:: The problem ::
Retype all material exactly. Pictures stay out of the copy.

☆ ☆ ☆

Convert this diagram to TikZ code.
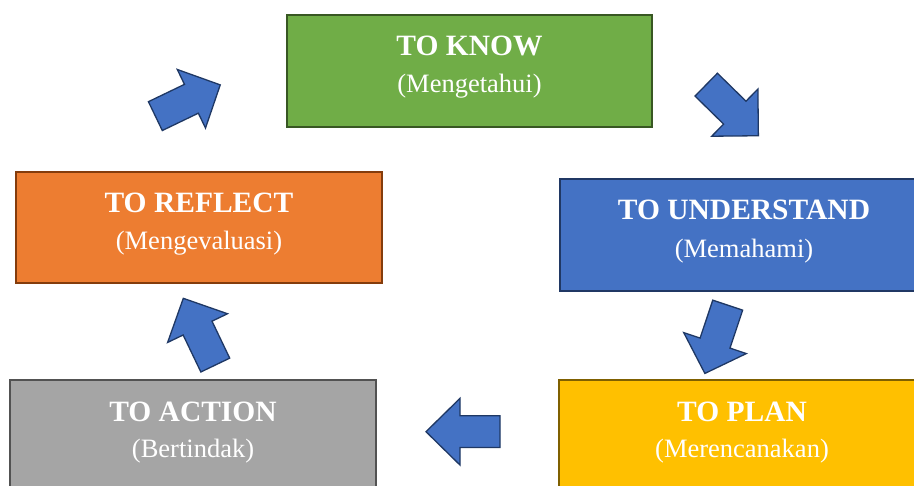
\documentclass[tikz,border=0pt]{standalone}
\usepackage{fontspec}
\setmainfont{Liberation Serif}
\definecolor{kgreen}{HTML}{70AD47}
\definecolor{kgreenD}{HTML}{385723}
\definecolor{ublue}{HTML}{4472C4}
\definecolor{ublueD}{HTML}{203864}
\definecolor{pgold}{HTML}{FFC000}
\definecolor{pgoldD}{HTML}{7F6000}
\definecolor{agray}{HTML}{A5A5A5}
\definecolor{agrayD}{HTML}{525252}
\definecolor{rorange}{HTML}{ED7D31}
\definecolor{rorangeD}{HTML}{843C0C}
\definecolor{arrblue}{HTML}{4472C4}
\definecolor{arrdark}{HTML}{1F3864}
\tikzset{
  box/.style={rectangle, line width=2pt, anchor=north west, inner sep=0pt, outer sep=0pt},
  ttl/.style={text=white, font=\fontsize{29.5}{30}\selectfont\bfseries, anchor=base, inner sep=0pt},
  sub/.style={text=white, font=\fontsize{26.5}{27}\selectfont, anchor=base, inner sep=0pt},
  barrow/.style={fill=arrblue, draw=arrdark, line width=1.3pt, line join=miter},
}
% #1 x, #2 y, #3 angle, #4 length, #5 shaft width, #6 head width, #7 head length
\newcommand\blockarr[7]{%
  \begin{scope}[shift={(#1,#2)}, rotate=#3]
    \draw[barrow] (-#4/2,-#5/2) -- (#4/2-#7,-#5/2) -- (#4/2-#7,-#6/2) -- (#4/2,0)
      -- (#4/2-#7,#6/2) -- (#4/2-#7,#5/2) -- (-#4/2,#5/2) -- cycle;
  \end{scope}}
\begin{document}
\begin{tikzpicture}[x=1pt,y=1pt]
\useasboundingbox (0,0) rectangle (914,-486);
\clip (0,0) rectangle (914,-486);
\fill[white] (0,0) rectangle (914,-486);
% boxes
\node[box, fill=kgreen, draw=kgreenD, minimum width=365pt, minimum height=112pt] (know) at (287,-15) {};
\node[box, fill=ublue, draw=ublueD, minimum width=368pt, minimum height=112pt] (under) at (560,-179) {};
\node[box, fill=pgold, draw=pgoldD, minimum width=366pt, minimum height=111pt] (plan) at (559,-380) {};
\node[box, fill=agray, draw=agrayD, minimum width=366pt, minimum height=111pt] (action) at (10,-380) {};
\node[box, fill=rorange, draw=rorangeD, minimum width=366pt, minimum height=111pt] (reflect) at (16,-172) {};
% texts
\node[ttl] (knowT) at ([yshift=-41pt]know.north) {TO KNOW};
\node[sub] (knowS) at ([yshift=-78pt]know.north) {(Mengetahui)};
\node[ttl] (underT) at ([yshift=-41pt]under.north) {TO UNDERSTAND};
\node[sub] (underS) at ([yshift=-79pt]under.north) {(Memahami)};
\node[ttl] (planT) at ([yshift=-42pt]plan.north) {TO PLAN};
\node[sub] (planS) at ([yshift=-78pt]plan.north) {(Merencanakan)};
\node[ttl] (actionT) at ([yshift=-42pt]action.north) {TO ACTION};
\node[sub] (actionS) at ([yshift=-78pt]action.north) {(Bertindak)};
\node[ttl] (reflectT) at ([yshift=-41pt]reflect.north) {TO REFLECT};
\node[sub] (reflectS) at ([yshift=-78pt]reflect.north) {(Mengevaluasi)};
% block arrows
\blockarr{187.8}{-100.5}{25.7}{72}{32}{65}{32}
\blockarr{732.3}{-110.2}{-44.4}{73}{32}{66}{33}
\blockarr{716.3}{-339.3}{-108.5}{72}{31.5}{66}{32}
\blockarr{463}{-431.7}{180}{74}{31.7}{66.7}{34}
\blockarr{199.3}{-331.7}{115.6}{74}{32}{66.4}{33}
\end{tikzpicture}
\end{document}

☆ ☆ ☆

:: Complete output ::
Convert this diagram to TikZ code.
\documentclass[tikz,border=0pt]{standalone}
\usepackage{fontspec}
\setmainfont{Liberation Serif}
\definecolor{kgreen}{HTML}{70AD47}
\definecolor{kgreenD}{HTML}{385723}
\definecolor{ublue}{HTML}{4472C4}
\definecolor{ublueD}{HTML}{203864}
\definecolor{pgold}{HTML}{FFC000}
\definecolor{pgoldD}{HTML}{7F6000}
\definecolor{agray}{HTML}{A5A5A5}
\definecolor{agrayD}{HTML}{525252}
\definecolor{rorange}{HTML}{ED7D31}
\definecolor{rorangeD}{HTML}{843C0C}
\definecolor{arrblue}{HTML}{4472C4}
\definecolor{arrdark}{HTML}{1F3864}
\tikzset{
  box/.style={rectangle, line width=2pt, anchor=north west, inner sep=0pt, outer sep=0pt},
  ttl/.style={text=white, font=\fontsize{29.5}{30}\selectfont\bfseries, anchor=base, inner sep=0pt},
  sub/.style={text=white, font=\fontsize{26.5}{27}\selectfont, anchor=base, inner sep=0pt},
  barrow/.style={fill=arrblue, draw=arrdark, line width=1.3pt, line join=miter},
}
% #1 x, #2 y, #3 angle, #4 length, #5 shaft width, #6 head width, #7 head length
\newcommand\blockarr[7]{%
  \begin{scope}[shift={(#1,#2)}, rotate=#3]
    \draw[barrow] (-#4/2,-#5/2) -- (#4/2-#7,-#5/2) -- (#4/2-#7,-#6/2) -- (#4/2,0)
      -- (#4/2-#7,#6/2) -- (#4/2-#7,#5/2) -- (-#4/2,#5/2) -- cycle;
  \end{scope}}
\begin{document}
\begin{tikzpicture}[x=1pt,y=1pt]
\useasboundingbox (0,0) rectangle (914,-486);
\clip (0,0) rectangle (914,-486);
\fill[white] (0,0) rectangle (914,-486);
% boxes
\node[box, fill=kgreen, draw=kgreenD, minimum width=365pt, minimum height=112pt] (know) at (287,-15) {};
\node[box, fill=ublue, draw=ublueD, minimum width=368pt, minimum height=112pt] (under) at (560,-179) {};
\node[box, fill=pgold, draw=pgoldD, minimum width=366pt, minimum height=111pt] (plan) at (559,-380) {};
\node[box, fill=agray, draw=agrayD, minimum width=366pt, minimum height=111pt] (action) at (10,-380) {};
\node[box, fill=rorange, draw=rorangeD, minimum width=366pt, minimum height=111pt] (reflect) at (16,-172) {};
% texts
\node[ttl] (knowT) at ([yshift=-41pt]know.north) {TO KNOW};
\node[sub] (knowS) at ([yshift=-78pt]know.north) {(Mengetahui)};
\node[ttl] (underT) at ([yshift=-41pt]under.north) {TO UNDERSTAND};
\node[sub] (underS) at ([yshift=-79pt]under.north) {(Memahami)};
\node[ttl] (planT) at ([yshift=-42pt]plan.north) {TO PLAN};
\node[sub] (planS) at ([yshift=-78pt]plan.north) {(Merencanakan)};
\node[ttl] (actionT) at ([yshift=-42pt]action.north) {TO ACTION};
\node[sub] (actionS) at ([yshift=-78pt]action.north) {(Bertindak)};
\node[ttl] (reflectT) at ([yshift=-41pt]reflect.north) {TO REFLECT};
\node[sub] (reflectS) at ([yshift=-78pt]reflect.north) {(Mengevaluasi)};
% block arrows
\blockarr{187.8}{-100.5}{25.7}{72}{32}{65}{32}
\blockarr{732.3}{-110.2}{-44.4}{73}{32}{66}{33}
\blockarr{716.3}{-339.3}{-108.5}{72}{31.5}{66}{32}
\blockarr{463}{-431.7}{180}{74}{31.7}{66.7}{34}
\blockarr{199.3}{-331.7}{115.6}{74}{32}{66.4}{33}
\end{tikzpicture}
\end{document}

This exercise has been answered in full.